After Years of Using Zoom for Teletherapy |
By: Blink Session Jul 12 , 2019 |
Echoes are annoying and can make your session unbearable. Not the one's from Amazon, that's a story for another day.
Echoes occurs when a computer's microphone picks up sound from it's own speakers, or speakers connected to it, and sends it back to other people in the session. If you are the one hearing the echo, then someone else in the session is to blame.
Your computer, phone, or tablet includes noise suppression (canceling) technology which attempts to cancel-out other people's voices which came from it's speakers. Noise suppression also tries to reduce background noise. If it detects the sound came from your speakers, it stops (suppresses) it from being included in the audio-stream.
Noise suppression can be done in two places. First, microphones designed for human communication, like the one built into your laptop or phone's speaker phone, usually perform noise suppression. Second, all video-conferencing software attempts to suppress potential "echoes".
Without noise suppression, your mic would pick up every sound from your speakers and include it in the audio-stream it sends back to other people in your meeting.
Echoes occur in a video conference when sound which came from your speakers is not suppressed. Here are some of the top reasons noise suppression fails:
1. Using external speakers and the microphone built into your laptop. Built-in laptop mics are usually only able to suppress sound produced by the laptop's speakers. Thus, with external speakers connected, you are more likely to have echo problems unless you are also using a high-quality web cam with a better mic.

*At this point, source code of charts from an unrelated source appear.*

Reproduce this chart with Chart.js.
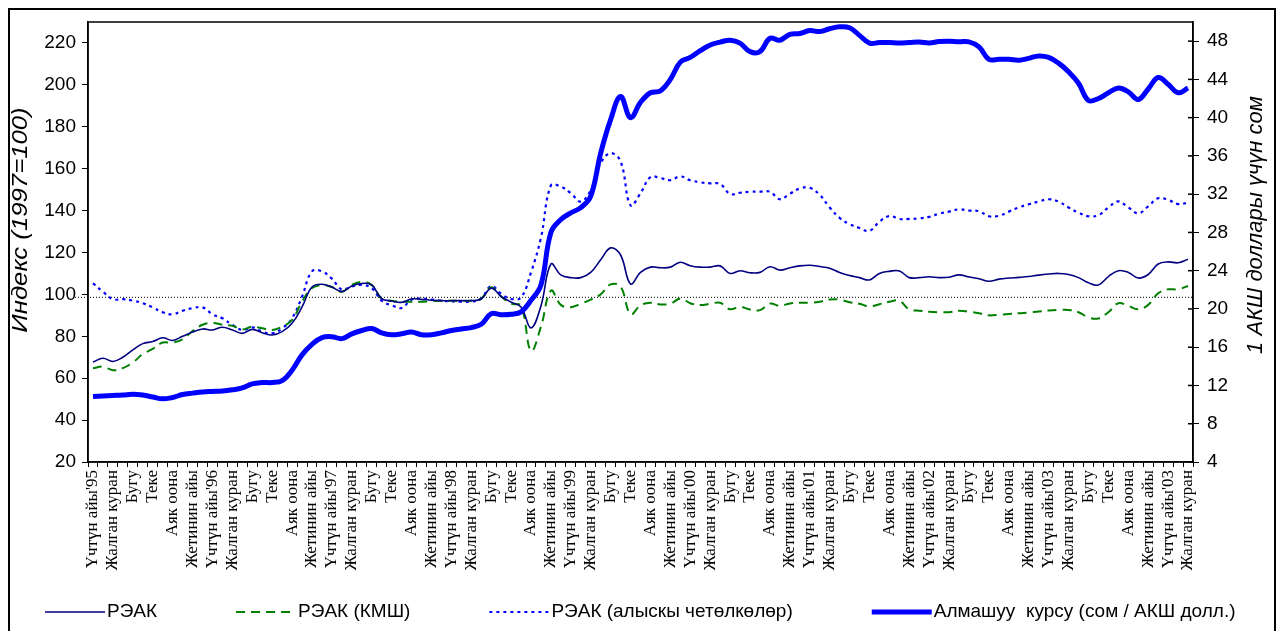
<!DOCTYPE html>
<html>
<head>
<meta charset="utf-8">
<script src="https://cdn.jsdelivr.net/npm/chart.js@4.4.1/dist/chart.umd.min.js"></script>
<style>
html, body { margin: 0; padding: 0; background: #fff; }
#wrap { position: relative; width: 1279px; height: 631px; }
</style>
</head>
<body>
<div id="wrap"><canvas id="chart"></canvas></div>
<script>
// month names shown every second month, with year suffix on the first one
const monthNames = ["Үчтүн айы", "Жалган куран", "Бугу", "Теке", "Аяк оона", "Жетинин айы"];
const yearTags = ["'95", "'96", "'97", "'98", "'99", "'00", "'01", "'02", "'03", "'03"];
const monthCount = 111; // Jan 1995 .. Mar 2004

const leftTicks = [20, 40, 60, 80, 100, 120, 140, 160, 180, 200, 220];
const rightTicks = [4, 8, 12, 16, 20, 24, 28, 32, 36, 40, 44, 48];

const reerTotal = [
    67.7, 69.5, 68, 70, 73.5, 76.5, 77.5, 79.3, 78, 80, 82, 83.5,
    83, 84.3, 83, 81.4, 83.3, 81.7, 80.6, 82.2, 86.2, 94, 103.5, 104.8,
    103.5, 101.3, 104, 105.2, 104.5, 98, 96.8, 96.2, 97.8, 97.6, 97.2, 97,
    97, 97, 97, 97.8, 103, 99, 96.3, 94, 84, 94.5, 114.5, 109.3,
    108, 108, 110.5, 116.5, 122.2, 118.8, 105, 110.5, 113, 112.7, 113, 115.3,
    113.7, 113, 113, 113.6, 110, 111.3, 110.3, 110.5, 113.2, 111.6, 112.7, 113.6,
    113.9, 113.3, 112.5, 110.5, 109, 108, 106.9, 110, 111, 111.2, 108, 108,
    108.4, 108, 108.2, 109.3, 108.3, 107.5, 106.3, 107.3, 107.8, 108.1, 108.5, 109.2,
    109.7, 110, 109.5, 108, 105.5, 104.5, 108.5, 111.3, 110.5, 107.8, 109.5, 114.5,
    115.5, 115.1, 116.8
];
const reerCis = [
    64.7, 65.5, 63.8, 64.8, 67.5, 71.5, 74, 77, 77, 78.5, 82.5, 85.5,
    86.4, 85.5, 85, 83.3, 84.6, 83.8, 83, 84.6, 87.8, 96.5, 103, 104.5,
    103.5, 101.3, 104.5, 106, 104.5, 98, 97, 96.5, 96.5, 96.5, 96.8, 97,
    97, 97, 97, 98, 103.4, 99, 95.6, 94.5, 73, 84.6, 101.8, 95,
    93.9, 95.5, 97.5, 100, 104.8, 103.7, 90.5, 94.8, 96, 95.2, 95.5, 98,
    95.8, 94.9, 95.5, 96, 92.9, 94.1, 92.8, 92.5, 95.6, 94.5, 95.7, 96,
    96, 96.5, 97.5, 97.5, 96.2, 95.5, 94.2, 95.3, 96.5, 97, 92.8, 92.2,
    91.7, 91.5, 91.5, 92.2, 91.7, 91, 90, 90.3, 90.6, 91, 91.3, 91.8,
    92.3, 92.6, 92.6, 91.5, 89, 88.5, 91.5, 95.8, 94.5, 92.9, 95, 100.5,
    102.4, 102.4, 104
];
const reerFar = [
    105.3, 101.3, 97.7, 97.7, 97, 95.8, 93.8, 91.5, 90.5, 92.2, 93.4, 93.8,
    90.5, 88.6, 85.4, 83, 84.3, 82.2, 81.4, 83.8, 88.6, 98.9, 111, 111,
    107.5, 102.3, 103.8, 104.5, 103, 97, 94.8, 93.5, 97.5, 98, 97.5, 97,
    96.7, 96.5, 96.5, 98.1, 104, 100.3, 97.8, 98.5, 110.5, 127, 152, 151.4,
    148.3, 144.3, 149.8, 162.6, 167.4, 163.5, 142.5, 148.3, 156, 155.5, 154.5, 156.3,
    154.5, 153.5, 153, 152.7, 147.9, 148.5, 149, 149, 149, 145.4, 148, 150.5,
    150.9, 147.5, 141.5, 136.5, 133.5, 131.7, 130.3, 134.7, 137.4, 136, 136, 136.3,
    137, 138.5, 139.5, 140.6, 140, 139.7, 137.3, 137.5, 139.5, 141.5, 143, 144.3,
    145.4, 144.3, 141.5, 139, 137.3, 137.8, 141.5, 144.4, 141.5, 138.7, 142, 145.9,
    145.1, 143.1, 143.8
];
const somPerUsd = [
    10.84, 10.9, 10.95, 11.0, 11.08, 11.0, 10.8, 10.6, 10.75, 11.05, 11.2, 11.33,
    11.38, 11.42, 11.55, 11.75, 12.17, 12.3, 12.31, 12.5, 13.6, 15.2, 16.3, 17.0,
    17.1, 16.9, 17.4, 17.75, 17.95, 17.5, 17.3, 17.4, 17.6, 17.3, 17.3, 17.5,
    17.75, 17.9, 18.05, 18.4, 19.5, 19.4, 19.45, 19.7, 20.9, 22.5, 28.0, 29.35,
    30.05, 30.6, 31.8, 36.3, 39.8, 42.2, 40.0, 41.6, 42.6, 42.8, 44.0, 45.8,
    46.3, 47.0, 47.6, 47.9, 48.1, 47.8, 46.9, 46.9, 48.3, 48.1, 48.7, 48.8,
    49.1, 49.0, 49.3, 49.5, 49.4, 48.6, 47.8, 47.85, 47.85, 47.8, 47.85, 47.9,
    47.8, 47.95, 48.0, 47.93, 47.93, 47.4, 46.1, 46.1, 46.1, 46.0, 46.2, 46.45,
    46.3, 45.7, 44.8, 43.6, 41.8, 42.0, 42.6, 43.1, 42.7, 41.9, 43.0, 44.2,
    43.5, 42.6, 43.1
];
const refLevel = 98.6;

const leftTitle = "Индекс (1997=100)";
const rightTitle = "1 АКШ доллары үчүн сом";

const labels = [];
for (let i = 0; i < monthCount; i++) {
    if (i % 2 === 1) {
        labels.push("");
        continue;
    }
    const m = (i / 2) % 6;
    const year = Math.floor(i / 12);
    labels.push(m === 0 ? monthNames[0] + yearTags[year] : monthNames[m]);
}

const sans = "'Liberation Sans', Arial, sans-serif";
const serif = "'Liberation Serif', 'Times New Roman', serif";

Chart.defaults.font.family = sans;
Chart.defaults.font.size = 19;
Chart.defaults.color = "#000";

function drawVertical(ctx, text, x, y, stretch) {
    ctx.save();
    ctx.translate(x, y);
    ctx.rotate(-Math.PI / 2);
    ctx.scale(stretch, 1);
    ctx.fillText(text, 0, 0);
    ctx.restore();
}

const decor = {
    id: "decor",
    beforeDatasetsDraw(chart) {
        const {ctx, chartArea, scales} = chart;
        const y = scales.y.getPixelForValue(refLevel);
        ctx.save();
        ctx.strokeStyle = "#000";
        ctx.lineWidth = 1;
        ctx.setLineDash([1, 2]);
        ctx.beginPath();
        ctx.moveTo(chartArea.left - 13, y);
        ctx.lineTo(chartArea.right, y);
        ctx.stroke();
        ctx.restore();
    },
    afterDraw(chart) {
        const {ctx, chartArea, scales} = chart;
        ctx.save();
        ctx.strokeStyle = "#000";
        ctx.lineWidth = 1.5;
        ctx.strokeRect(chartArea.left, chartArea.top, chartArea.width, chartArea.height);

        // inner half of the right axis ticks
        scales.y1.ticks.forEach(t => {
            const y = scales.y1.getPixelForValue(t.value);
            ctx.beginPath();
            ctx.moveTo(chartArea.right - 5, y);
            ctx.lineTo(chartArea.right, y);
            ctx.stroke();
        });

        // outer frame
        ctx.lineWidth = 2;
        ctx.strokeRect(9, 9, 1266, 700);

        // axis titles
        ctx.font = "italic 22px " + sans;
        ctx.textAlign = "center";
        ctx.textBaseline = "middle";
        ctx.fillStyle = "#000";
        drawVertical(ctx, leftTitle, 21, 220, 1.17);
        drawVertical(ctx, rightTitle, 1256, 225, 1.0);

        // legend
        ctx.font = "19px " + sans;
        ctx.textAlign = "left";
        let x = 45;
        const ly = 612;
        chart.data.datasets.forEach(ds => {
            ctx.strokeStyle = ds.borderColor;
            ctx.lineWidth = ds.borderWidth;
            ctx.setLineDash(ds.borderDash || []);
            ctx.beginPath();
            ctx.moveTo(x, ly);
            ctx.lineTo(x + 60, ly);
            ctx.stroke();
            ctx.fillText(ds.label, x + 62, ly);
            x += 62 + ctx.measureText(ds.label).width + 79;
        });
        ctx.restore();
    }
};

new Chart(document.getElementById("chart"), {
    type: "line",
    data: {
        labels: labels,
        datasets: [
            {
                label: "РЭАК",
                data: reerTotal,
                borderColor: "#000080",
                borderWidth: 1.6,
                yAxisID: "y",
                order: 1
            },
            {
                label: "РЭАК (КМШ)",
                data: reerCis,
                borderColor: "#008000",
                borderWidth: 2,
                borderDash: [9, 6],
                yAxisID: "y",
                order: 1
            },
            {
                label: "РЭАК (алыскы четөлкөлөр)",
                data: reerFar,
                borderColor: "#0000ff",
                borderWidth: 2.2,
                borderDash: [3, 4],
                yAxisID: "y",
                order: 1
            },
            {
                label: "Алмашуу  курсу (сом / АКШ долл.)",
                data: somPerUsd,
                borderColor: "#0000ff",
                borderWidth: 5,
                yAxisID: "y1",
                order: 0
            }
        ]
    },
    options: {
        responsive: true,
        maintainAspectRatio: false,
        animation: false,
        layout: {
            padding: {top: 22, left: 0, right: 0, bottom: 0}
        },
        elements: {
            point: {radius: 0},
            line: {tension: 0.4, fill: false}
        },
        plugins: {
            legend: {display: false},
            tooltip: {enabled: false}
        },
        scales: {
            x: {
                offset: true,
                grid: {
                    offset: true,
                    drawOnChartArea: false,
                    tickLength: 5,
                    color: "#000"
                },
                border: {display: true, color: "#000", width: 1.5},
                ticks: {
                    autoSkip: false,
                    minRotation: 90,
                    maxRotation: 90,
                    padding: 3,
                    font: {family: serif, size: 17}
                },
                afterFit(scale) {
                    scale.height = 169;
                }
            },
            y: {
                position: "left",
                min: 20,
                max: 230,
                ticks: {padding: 6},
                grid: {
                    drawOnChartArea: false,
                    tickLength: 6,
                    color: "#000"
                },
                border: {display: true, color: "#000", width: 1.5},
                afterBuildTicks(scale) {
                    scale.ticks = leftTicks.map(v => ({value: v}));
                },
                afterFit(scale) {
                    scale.width = 88;
                }
            },
            y1: {
                position: "right",
                min: 4,
                max: 50,
                ticks: {padding: 8},
                grid: {
                    drawOnChartArea: false,
                    tickLength: 6,
                    color: "#000"
                },
                border: {display: true, color: "#000", width: 1.5},
                afterBuildTicks(scale) {
                    scale.ticks = rightTicks.map(v => ({value: v}));
                },
                afterFit(scale) {
                    scale.width = 86;
                }
            }
        }
    },
    plugins: [decor]
});
</script>
</body>
</html>
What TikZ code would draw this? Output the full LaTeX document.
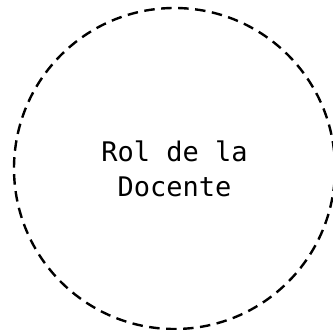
\documentclass[tikz,border=0pt]{standalone}
\usepackage{fontspec}
\setmonofont{DejaVu Sans Mono}
\usepackage{tikz}
\usetikzlibrary{positioning}

\begin{document}
\begin{tikzpicture}
  \useasboundingbox (0,0) rectangle (333pt,330pt);
  \node[circle, draw, line width=2.4pt, dash pattern=on 10.5pt off 6.5pt,
        minimum size=321pt, align=center,
        font=\ttfamily\fontsize{27}{35}\selectfont] (rol) at (174.5pt,161.5pt) {%
    Rol de la\\Docente};
\end{tikzpicture}
\end{document}
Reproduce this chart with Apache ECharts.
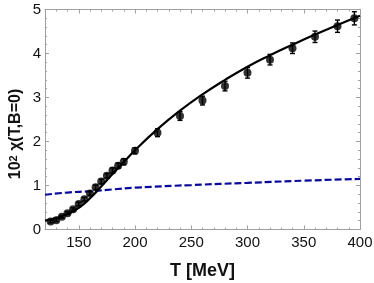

2. Particular people's voices and sound quality. As I explained earlier, noise suppression technology works by attempting to detect if the sound it picked up came from your computer speakers. Now, there is no way for the tech to really know the sound came from your speakers, so it makes a guess. That guess is based on a frequency range and some other factors. Sometimes, the sound coming from the person you are talking is outside of those limits and therefore is not canceled.
First off, the person who is NOT hearing the echo is the echo-causer. Thus, if you are hearing an echo, you will need to have the other person deal with it.
1) First, if check if the echo-causer is using a laptop with external speakers. If so, have them disconnect the external speakers. If they must use external speakers, like in a board room, they need to use a mic set up designed for that situation as explained here.
2) Second, have the person turn down the volume of their speakers. This can especially be a problem if they are in a room with an echo to begin with.
3) Third, the best and fool-proof way to eliminate echo is for the echo-causer to use headphones. Doing this will ensure sound from their speakers is never picked up by their mic.
4) Fourth, to reduce the chance of you causing the echo, use a high-quality external web cam. I recommend any web cam from Logitech.